**Stated goal**
Write out the opening lines of the data word for word, up to and including the line with "from matplotlib.colors import", and leave every picture and every later line out.

****

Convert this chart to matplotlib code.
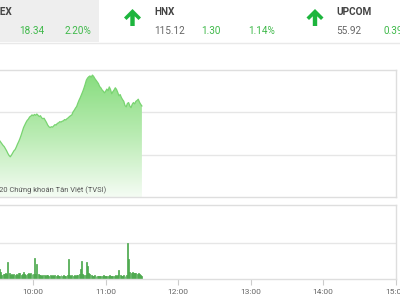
import numpy as np
import matplotlib
matplotlib.use("Agg")
import matplotlib.pyplot as plt
from matplotlib.patches import Rectangle, Polygon
from matplotlib.colors import LinearSegmentedColormap

plt.rcParams['font.family'] = ['Roboto', 'DejaVu Sans']

# ---- data ----
start_minute = 30   # minutes after 09:00
price = [843.8, 843.5, 843.4, 843.0, 842.6, 842.2, 841.9, 841.4, 840.9, 840.3,
         839.8, 839.5, 839.9, 840.4, 840.9, 841.2, 841.8, 842.5, 843.1, 843.8,
         844.6, 845.5, 846.4, 847.0, 847.6, 848.1, 848.4, 848.9, 849.1, 849.4,
         849.2, 849.5, 849.3, 849.6, 849.3, 849.0, 849.2, 848.7, 848.5, 848.6,
         848.1, 847.6, 847.0, 846.6, 846.4, 846.6, 846.5, 846.8, 847.1, 847.0,
         847.4, 847.5, 847.8, 847.7, 847.9, 848.0, 848.3, 848.2, 848.5, 848.7,
         849.0, 849.2, 849.4, 850.1, 850.5, 851.0, 851.4, 852.2, 852.9, 853.5,
         854.2, 854.9, 855.7, 856.6, 857.6, 858.1, 858.4, 858.6, 858.3, 858.8,
         858.5, 858.0, 857.6, 857.2, 856.8, 856.1, 855.8, 855.3, 855.0, 854.6,
         855.0, 855.5, 855.1, 856.0, 855.4, 854.4, 854.9, 855.3, 855.8, 855.4,
         854.7, 853.9, 854.2, 853.5, 853.0, 852.6, 851.6, 851.3, 852.1, 852.3,
         851.5, 851.1, 851.9, 852.3, 852.0, 852.6, 852.8, 853.1, 852.4, 851.9,
         851.5]
volume = [0.30, 0.22, 0.28, 0.20, 0.12, 0.15, 0.13, 0.18, 0.14, 0.47,
          0.16, 0.12, 0.14, 0.10, 0.13, 0.12, 0.15, 0.11, 0.16, 0.18,
          0.12, 0.14, 0.19, 0.13, 0.12, 0.15, 0.17, 0.13, 0.16, 0.14,
          0.13, 0.58, 0.15, 0.41, 0.14, 0.10, 0.12, 0.09, 0.11, 0.10,
          0.09, 0.11, 0.10, 0.08, 0.10, 0.09, 0.11, 0.08, 0.10, 0.09,
          0.10, 0.08, 0.09, 0.11, 0.08, 0.10, 0.09, 0.08, 0.12, 0.55,
          0.10, 0.09, 0.11, 0.08, 0.10, 0.09, 0.12, 0.10, 0.14, 0.28,
          0.49, 0.15, 0.12, 0.10, 0.46, 0.35, 0.18, 0.15, 0.10, 0.09,
          0.08, 0.10, 0.07, 0.09, 0.08, 0.07, 0.09, 0.08, 0.10, 0.08,
          0.07, 0.09, 0.08, 0.10, 0.08, 0.07, 0.09, 0.08, 0.10, 0.09,
          0.12, 0.25, 0.10, 0.09, 0.08, 0.10, 0.09, 0.12, 1.00, 0.55,
          0.20, 0.17, 0.19, 0.16, 0.18, 0.17, 0.15, 0.18, 0.14, 0.12,
          0.08]
tick_minutes = [60, 120, 180, 240, 300, 360]
tick_labels = ["10:00", "11:00", "12:00", "13:00", "14:00", "15:00"]

headers = [
    # name, value, change, pct
    ("VNINDEX", None, "18.34", "2.20%"),
    ("HNX", "115.12", "1.30", "1.14%"),
    ("UPCOM", "55.92", "0.39", None),
]

minutes = np.arange(start_minute, start_minute + len(price))

W, H = 400, 300
fig = plt.figure(figsize=(4, 3), dpi=100)
fig.patch.set_facecolor('white')

def fx(x):
    return x / W

def fy(y):
    return 1 - y / H

GRID = '#e6e6e6'
BORDER = '#dedede'
GREEN_TXT = '#3fb94a'
ARROW = '#1db53d'

# ---- header ----
fig.patches.append(Rectangle((fx(0), fy(42)), fx(99), 42 / H, transform=fig.transFigure,
                             facecolor='#eeeeee', edgecolor='none', zorder=0))
fig.add_artist(plt.Line2D([0, 1], [fy(42.5), fy(42.5)], color='#e9e9e9', lw=1, transform=fig.transFigure))

hdr_font = 7.2
fig.text(fx(12.5), fy(12), headers[0][0], ha='right', va='center', fontsize=hdr_font,
         fontweight='bold', color='#444444')
fig.text(fx(19), fy(31), headers[0][2], ha='left', va='center', fontsize=hdr_font, color=GREEN_TXT)
fig.text(fx(65), fy(31), headers[0][3], ha='left', va='center', fontsize=hdr_font, color=GREEN_TXT)

fig.text(fx(154), fy(12), headers[1][0], ha='left', va='center', fontsize=hdr_font,
         fontweight='bold', color='#444444')
fig.text(fx(154), fy(31), headers[1][1], ha='left', va='center', fontsize=hdr_font, color='#666666')
fig.text(fx(201), fy(31), headers[1][2], ha='left', va='center', fontsize=hdr_font, color=GREEN_TXT)
fig.text(fx(248), fy(31), headers[1][3], ha='left', va='center', fontsize=hdr_font, color=GREEN_TXT)

fig.text(fx(336), fy(12), headers[2][0], ha='left', va='center', fontsize=hdr_font,
         fontweight='bold', color='#444444')
fig.text(fx(336), fy(31), headers[2][1], ha='left', va='center', fontsize=hdr_font, color='#666666')
fig.text(fx(383), fy(31), headers[2][2], ha='left', va='center', fontsize=hdr_font, color=GREEN_TXT)

def up_arrow(cx):
    # chevron-like thick up arrow, in pixel coordinates
    pts = [(cx, 9), (cx + 8.5, 17.5), (cx + 6, 20), (cx + 2.2, 16.3), (cx + 2.2, 26),
           (cx - 2.2, 26), (cx - 2.2, 16.3), (cx - 6, 20), (cx - 8.5, 17.5)]
    poly = Polygon([(fx(x), fy(y)) for x, y in pts], closed=True, transform=fig.transFigure,
                   facecolor=ARROW, edgecolor='none')
    fig.patches.append(poly)

up_arrow(132.5)
up_arrow(315)

# ---- price chart ----
xlim = (32.5, 360)
axp = fig.add_axes([0, fy(197), 395.5 / W, 127 / H])
axp.set_xlim(*xlim)
axp.set_ylim(830, 860)
axp.set_yticks([840, 850])
axp.set_xticks([])
axp.tick_params(left=False, labelleft=False)
axp.grid(axis='y', color=GRID, lw=1)
axp.set_axisbelow(True)
for s in ['top', 'right', 'bottom']:
    axp.spines[s].set_color(BORDER)
    axp.spines[s].set_linewidth(1)
axp.spines['left'].set_visible(False)

poly = axp.fill_between(minutes, price, 830, color='none', lw=0)
cmap = LinearSegmentedColormap.from_list('g', ['#f5fcf4', '#b8ebb1', '#84dc7b'])
grad = np.linspace(0, 1, 256).reshape(-1, 1)
im = axp.imshow(grad, extent=[minutes[0], minutes[-1], 830, 860], origin='lower',
                cmap=cmap, aspect='auto', zorder=1)
path = poly.get_paths()[0]
im.set_clip_path(path, transform=axp.transData)
axp.plot(minutes, price, color='#79d471', lw=0.9, zorder=2)

fig.text(fx(106.5), fy(190), "© 2020 Chứng khoán Tân Việt (TVSI)", ha='right', va='center',
         fontsize=5.4, color='#555555', zorder=5)

# ---- volume chart ----
axv = fig.add_axes([0, fy(279), 395.5 / W, 74 / H])
axv.set_xlim(*xlim)
axv.set_ylim(0, 2.05)
axv.set_yticks([1.0])
axv.tick_params(left=False, labelleft=False)
axv.grid(axis='y', color=GRID, lw=1)
axv.set_axisbelow(True)
for s in ['top', 'right', 'bottom']:
    axv.spines[s].set_color(BORDER)
    axv.spines[s].set_linewidth(1)
axv.spines['left'].set_visible(False)
axv.bar(minutes, volume, width=0.8, color='#8ad884', edgecolor='#3e9e40', linewidth=0.5, zorder=2)
axv.set_xticks(tick_minutes)
axv.set_xticklabels(tick_labels)
axv.tick_params(axis='x', length=4, color='#cccccc', labelsize=6, labelcolor='#666666', pad=3)

fig.savefig('out.png', dpi=100)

****

**Output for this exercise**
Convert this chart to matplotlib code.
import numpy as np
import matplotlib
matplotlib.use("Agg")
import matplotlib.pyplot as plt
from matplotlib.patches import Rectangle, Polygon
from matplotlib.colors import LinearSegmentedColormap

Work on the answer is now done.